Michigan’s unemployment rate in January is the lowest it has been in fifteen years. But the state ranked 40th in 2015 in the proportion of adults who worked. How can that be? An unemployment rate at the national average while at the same time having a smaller proportion of those 16 and older working than all but ten states.

The answer is that the unemployment rate has both a numerator (those working) and a denominator (those looking for work). The unemployment rate is a product of both. And in Michigan’s case the good news is the state is making progress on the number working but not so much on those looking for work.

The best way to see how this plays out is to go back fifteen years and look at the employment to population ratio in 2000 compared to 2015. Both years were big years for the Detroit Three––then and now the primary engine of the Michigan economy. In 2000 66.5% of Michiganders 16 and older worked. Two percentage points above the national average. Ranking 23rd. In 2015 57.1 percent of Michiganders 16 and older worked. Two percentage points below the national average. Ranking 40th.

Michigan, with a booming domestic auto industry, ranks last of the six Great Lakes states. Minnesota, by contrast, is the best in the Great Lakes with 67.6 percent of those sixteen and older working. Eight percentage points above the national average. In 2000 they were also eight percentage points above the national average. The gap between Michigan and Minnesota over those fifteen years has grown from six percentage points to more than ten percentage points.

To us the employment to population ratio (also called the employment rate) is the best measure of state employment. It takes out of the calculation distinguishing why people are not working. And measures what matters most: the proportion of those of working age who have a job.

Lets look at the consequences of Michigan having such a low employment rate. In 2015 4.493 million Michiganders worked.

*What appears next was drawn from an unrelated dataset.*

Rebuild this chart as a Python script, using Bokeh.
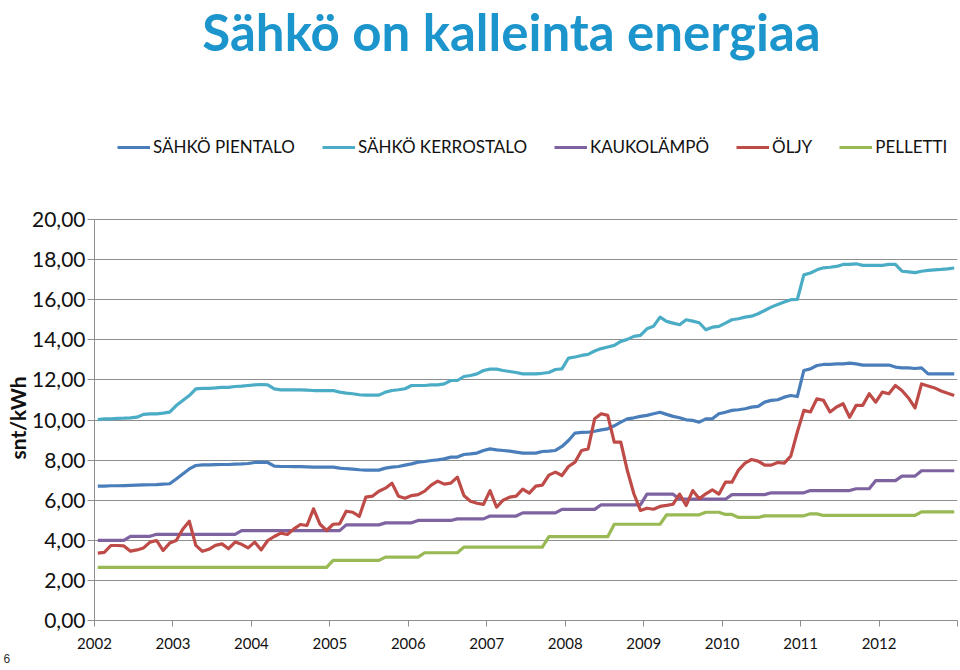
import numpy as np
from bokeh.plotting import figure
from bokeh.models import Legend, LegendItem, Label, Title, FixedTicker, Range1d
from bokeh.embed import file_html
from bokeh.resources import INLINE

# ---------------- data (snt/kWh, monthly Jan 2002 - Dec 2012) ----------------
title_text = "Sähkö on kalleinta energiaa"
y_title = "snt/kWh"
slide_number = "6"
years = list(range(2002, 2014))
year_labels = [str(y) for y in range(2002, 2013)] + [""]
y_ticks = [0, 2, 4, 6, 8, 10, 12, 14, 16, 18, 20]
y_tick_labels = ["0,00", "2,00", "4,00", "6,00", "8,00", "10,00",
                 "12,00", "14,00", "16,00", "18,00", "20,00"]

series_names = ["SÄHKÖ PIENTALO", "SÄHKÖ KERROSTALO", "KAUKOLÄMPÖ", "ÖLJY", "PELLETTI"]

sahko_pientalo = [
    6.70, 6.70, 6.72, 6.72, 6.73, 6.74, 6.75, 6.76, 6.77, 6.78, 6.80, 6.82,
    7.06, 7.31, 7.56, 7.73, 7.76, 7.76, 7.77, 7.78, 7.78, 7.80, 7.81, 7.83,
    7.88, 7.90, 7.88, 7.70, 7.68, 7.68, 7.67, 7.67, 7.66, 7.65, 7.65, 7.65,
    7.65, 7.60, 7.57, 7.55, 7.52, 7.50, 7.50, 7.50, 7.60, 7.65, 7.68, 7.75,
    7.81, 7.90, 7.93, 7.98, 8.01, 8.06, 8.15, 8.15, 8.28, 8.31, 8.35, 8.48,
    8.56, 8.51, 8.48, 8.45, 8.40, 8.35, 8.35, 8.35, 8.43, 8.45, 8.48, 8.68,
    8.98, 9.35, 9.38, 9.39, 9.44, 9.51, 9.56, 9.71, 9.89, 10.06, 10.11, 10.18,
    10.23, 10.31, 10.39, 10.28, 10.18, 10.11, 10.01, 9.98, 9.89, 10.06, 10.06, 10.31,
    10.39, 10.48, 10.51, 10.56, 10.64, 10.68, 10.89, 10.98, 11.01, 11.14, 11.22, 11.17,
    12.47, 12.55, 12.72, 12.77, 12.77, 12.80, 12.80, 12.84, 12.80, 12.74, 12.74, 12.74,
    12.74, 12.74, 12.64, 12.60, 12.60, 12.57, 12.60, 12.30, 12.30, 12.30, 12.30, 12.30,
]

sahko_kerrostalo = [
    10.02, 10.06, 10.06, 10.08, 10.09, 10.11, 10.14, 10.28, 10.31, 10.31, 10.34, 10.39,
    10.72, 10.97, 11.22, 11.55, 11.58, 11.58, 11.60, 11.63, 11.63, 11.67, 11.69, 11.72,
    11.75, 11.77, 11.75, 11.55, 11.50, 11.50, 11.50, 11.50, 11.49, 11.47, 11.47, 11.47,
    11.47, 11.39, 11.34, 11.31, 11.26, 11.24, 11.24, 11.24, 11.39, 11.47, 11.51, 11.56,
    11.72, 11.72, 11.72, 11.75, 11.75, 11.80, 11.97, 11.97, 12.17, 12.22, 12.30, 12.47,
    12.54, 12.54, 12.47, 12.42, 12.37, 12.30, 12.30, 12.30, 12.33, 12.37, 12.52, 12.55,
    13.09, 13.14, 13.22, 13.27, 13.44, 13.56, 13.64, 13.72, 13.92, 14.02, 14.17, 14.22,
    14.55, 14.67, 15.13, 14.92, 14.83, 14.75, 15.00, 14.93, 14.85, 14.50, 14.63, 14.67,
    14.83, 15.00, 15.05, 15.13, 15.18, 15.30, 15.46, 15.63, 15.76, 15.88, 16.00, 16.01,
    17.24, 17.33, 17.49, 17.59, 17.62, 17.66, 17.76, 17.76, 17.79, 17.71, 17.71, 17.71,
    17.71, 17.76, 17.76, 17.42, 17.39, 17.35, 17.42, 17.46, 17.49, 17.51, 17.54, 17.58,
]

kaukolampo = [
    4.00, 4.00, 4.00, 4.00, 4.00, 4.20, 4.20, 4.20, 4.20, 4.30, 4.30, 4.30,
    4.30, 4.30, 4.30, 4.30, 4.30, 4.30, 4.30, 4.30, 4.30, 4.30, 4.48, 4.48,
    4.48, 4.48, 4.48, 4.48, 4.48, 4.48, 4.48, 4.48, 4.48, 4.48, 4.48, 4.48,
    4.48, 4.48, 4.77, 4.77, 4.77, 4.77, 4.77, 4.77, 4.87, 4.87, 4.87, 4.87,
    4.87, 4.99, 4.99, 4.99, 4.99, 4.99, 4.99, 5.07, 5.07, 5.07, 5.07, 5.07,
    5.21, 5.21, 5.21, 5.21, 5.21, 5.37, 5.37, 5.37, 5.37, 5.37, 5.37, 5.54,
    5.54, 5.54, 5.54, 5.54, 5.54, 5.77, 5.77, 5.77, 5.77, 5.77, 5.77, 5.77,
    6.30, 6.30, 6.30, 6.30, 6.30, 6.05, 6.05, 6.05, 6.05, 6.05, 6.05, 6.05,
    6.05, 6.28, 6.28, 6.28, 6.28, 6.28, 6.28, 6.37, 6.37, 6.37, 6.37, 6.37,
    6.37, 6.48, 6.48, 6.48, 6.48, 6.48, 6.48, 6.48, 6.57, 6.57, 6.57, 6.98,
    6.98, 6.98, 6.98, 7.20, 7.20, 7.20, 7.47, 7.47, 7.47, 7.47, 7.47, 7.47,
]

oljy = [
    3.36, 3.40, 3.74, 3.74, 3.72, 3.46, 3.52, 3.62, 3.91, 3.99, 3.49, 3.86,
    3.99, 4.55, 4.95, 3.75, 3.45, 3.55, 3.75, 3.82, 3.58, 3.91, 3.80, 3.62,
    3.91, 3.52, 3.99, 4.19, 4.36, 4.29, 4.57, 4.79, 4.74, 5.57, 4.80, 4.49,
    4.80, 4.82, 5.45, 5.40, 5.19, 6.15, 6.20, 6.45, 6.60, 6.85, 6.20, 6.10,
    6.23, 6.28, 6.45, 6.75, 6.95, 6.80, 6.85, 7.15, 6.23, 5.95, 5.85, 5.79,
    6.48, 5.65, 6.00, 6.15, 6.20, 6.55, 6.35, 6.70, 6.75, 7.25, 7.40, 7.23,
    7.68, 7.90, 8.48, 8.56, 10.06, 10.31, 10.23, 8.90, 8.90, 7.48, 6.32, 5.49,
    5.60, 5.55, 5.69, 5.74, 5.80, 6.30, 5.74, 6.48, 6.07, 6.32, 6.52, 6.30,
    6.90, 6.90, 7.50, 7.85, 8.03, 7.95, 7.75, 7.75, 7.88, 7.85, 8.20, 9.40,
    10.48, 10.40, 11.06, 10.98, 10.40, 10.65, 10.81, 10.14, 10.73, 10.73, 11.31, 10.89,
    11.39, 11.31, 11.72, 11.47, 11.10, 10.60, 11.80, 11.70, 11.60, 11.45, 11.33, 11.22,
]

pelletti = [
    2.65, 2.65, 2.65, 2.65, 2.65, 2.65, 2.65, 2.65, 2.65, 2.65, 2.65, 2.65,
    2.65, 2.65, 2.65, 2.65, 2.65, 2.65, 2.65, 2.65, 2.65, 2.65, 2.65, 2.65,
    2.65, 2.65, 2.65, 2.65, 2.65, 2.65, 2.65, 2.65, 2.65, 2.65, 2.65, 2.65,
    3.00, 3.00, 3.00, 3.00, 3.00, 3.00, 3.00, 3.00, 3.16, 3.16, 3.16, 3.16,
    3.16, 3.16, 3.38, 3.38, 3.38, 3.38, 3.38, 3.38, 3.66, 3.66, 3.66, 3.66,
    3.66, 3.66, 3.66, 3.66, 3.66, 3.66, 3.66, 3.66, 3.66, 4.18, 4.18, 4.18,
    4.18, 4.18, 4.18, 4.18, 4.18, 4.18, 4.18, 4.80, 4.80, 4.80, 4.80, 4.80,
    4.80, 4.80, 4.80, 5.27, 5.27, 5.27, 5.27, 5.27, 5.27, 5.40, 5.40, 5.40,
    5.29, 5.29, 5.14, 5.14, 5.14, 5.14, 5.22, 5.22, 5.22, 5.22, 5.22, 5.22,
    5.22, 5.32, 5.32, 5.24, 5.24, 5.24, 5.24, 5.24, 5.24, 5.24, 5.24, 5.24,
    5.24, 5.24, 5.24, 5.24, 5.24, 5.24, 5.42, 5.42, 5.42, 5.42, 5.42, 5.42,
]

series_values = [sahko_pientalo, sahko_kerrostalo, kaukolampo, oljy, pelletti]
series_colors = ["#4A7EBB", "#4BACC6", "#7F63A1", "#BE4B48", "#98B954"]

# monthly positions (middle of each month)
month_index = np.arange(len(sahko_pientalo))
x_vals = 2002 + (month_index + 0.5) / 12.0

FONT = "Lato"
GRID = "#8E8E8E"

# frame: x 94..957, y 0..620 ; value 20 sits at y=219 (401 px for 0..20)
FRAME_H = 620
Y_TOP = 20 * FRAME_H / 401.0

p = figure(width=958, height=670, output_backend="svg", toolbar_location=None,
           x_range=Range1d(2002, 2013), y_range=Range1d(0, Y_TOP),
           min_border_left=94, min_border_right=1, min_border_top=0,
           min_border_bottom=50)
p.outline_line_color = None
p.background_fill_color = "white"
p.border_fill_color = "white"

# x axis
p.xaxis.ticker = FixedTicker(ticks=years)
p.xaxis.major_label_overrides = {y: lab for y, lab in zip(years, year_labels)}
p.xaxis.major_tick_out = 6
p.xaxis.major_tick_in = 0
p.xaxis.minor_tick_line_color = None
p.xaxis.axis_line_color = GRID
p.xaxis.major_tick_line_color = GRID
p.xaxis.major_label_text_font = FONT
p.xaxis.major_label_text_font_size = "15px"
p.xaxis.major_label_text_color = "#111111"
p.xaxis.major_label_standoff = 11

# y axis (line and ticks only over 0..20)
p.yaxis.bounds = (0, 20)
p.yaxis.ticker = FixedTicker(ticks=y_ticks)
p.yaxis.major_label_overrides = {t: lab for t, lab in zip(y_ticks, y_tick_labels)}
p.yaxis.major_tick_out = 7
p.yaxis.major_tick_in = 0
p.yaxis.minor_tick_line_color = None
p.yaxis.axis_line_color = GRID
p.yaxis.major_tick_line_color = GRID
p.yaxis.major_label_text_font = FONT
p.yaxis.major_label_text_font_size = "21px"
p.yaxis.major_label_text_color = "#111111"
p.yaxis.major_label_standoff = 2

p.xgrid.visible = False
p.ygrid.ticker = FixedTicker(ticks=y_ticks)
p.ygrid.grid_line_color = GRID
p.ygrid.grid_line_width = 1

renderers = []
for vals, col in zip(series_values, series_colors):
    r = p.line(x_vals, vals, line_color=col, line_width=3.2, line_join="round")
    renderers.append(r)

legend = Legend(items=[LegendItem(label=n, renderers=[r]) for n, r in zip(series_names, renderers)],
                orientation="horizontal", location=(23, 463),
                glyph_width=33, glyph_height=20, label_standoff=3, spacing=27,
                padding=0, margin=0, border_line_color=None,
                background_fill_alpha=0,
                label_text_font=FONT, label_text_font_size="17px",
                label_text_color="#111111")
p.add_layout(legend)

p.add_layout(Label(x=417, y=589, x_units="screen", y_units="screen", text=title_text,
                   text_font=FONT, text_font_style="bold", text_font_size="51px",
                   text_color="#1B95CB", text_align="center", text_baseline="middle"))

# vertical axis title in the left panel: its upper end placed 376 px below the top
p.add_layout(Title(text=y_title, align="right", offset=376,
                   text_font=FONT, text_font_size="21px", text_font_style="bold",
                   text_color="#111111", standoff=0), "left")

p.add_layout(Title(text=slide_number, align="left", offset=-91,
                   text_font="Liberation Sans", text_font_size="12px",
                   text_font_style="normal", text_color="#333333", standoff=0), "below")

open("out.html", "w").write(file_html(p, INLINE))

  • If Michigan’s employment rate in 2015 was the same as in 2000 743,000 more Michiganders would be working today
  • If Michigan’s employment rate were still two percentage points above the national average as it was in 2000 334,000 more Michiganders would be working today
  • If Michigan’s employment rate were at the national average 176,000 more Michiganders would be working today
  • If Michigan’s employment rate were the same as Minnesota’s 830,000 more Michiganders would be working today

More evidence of why this is not a time for celebration!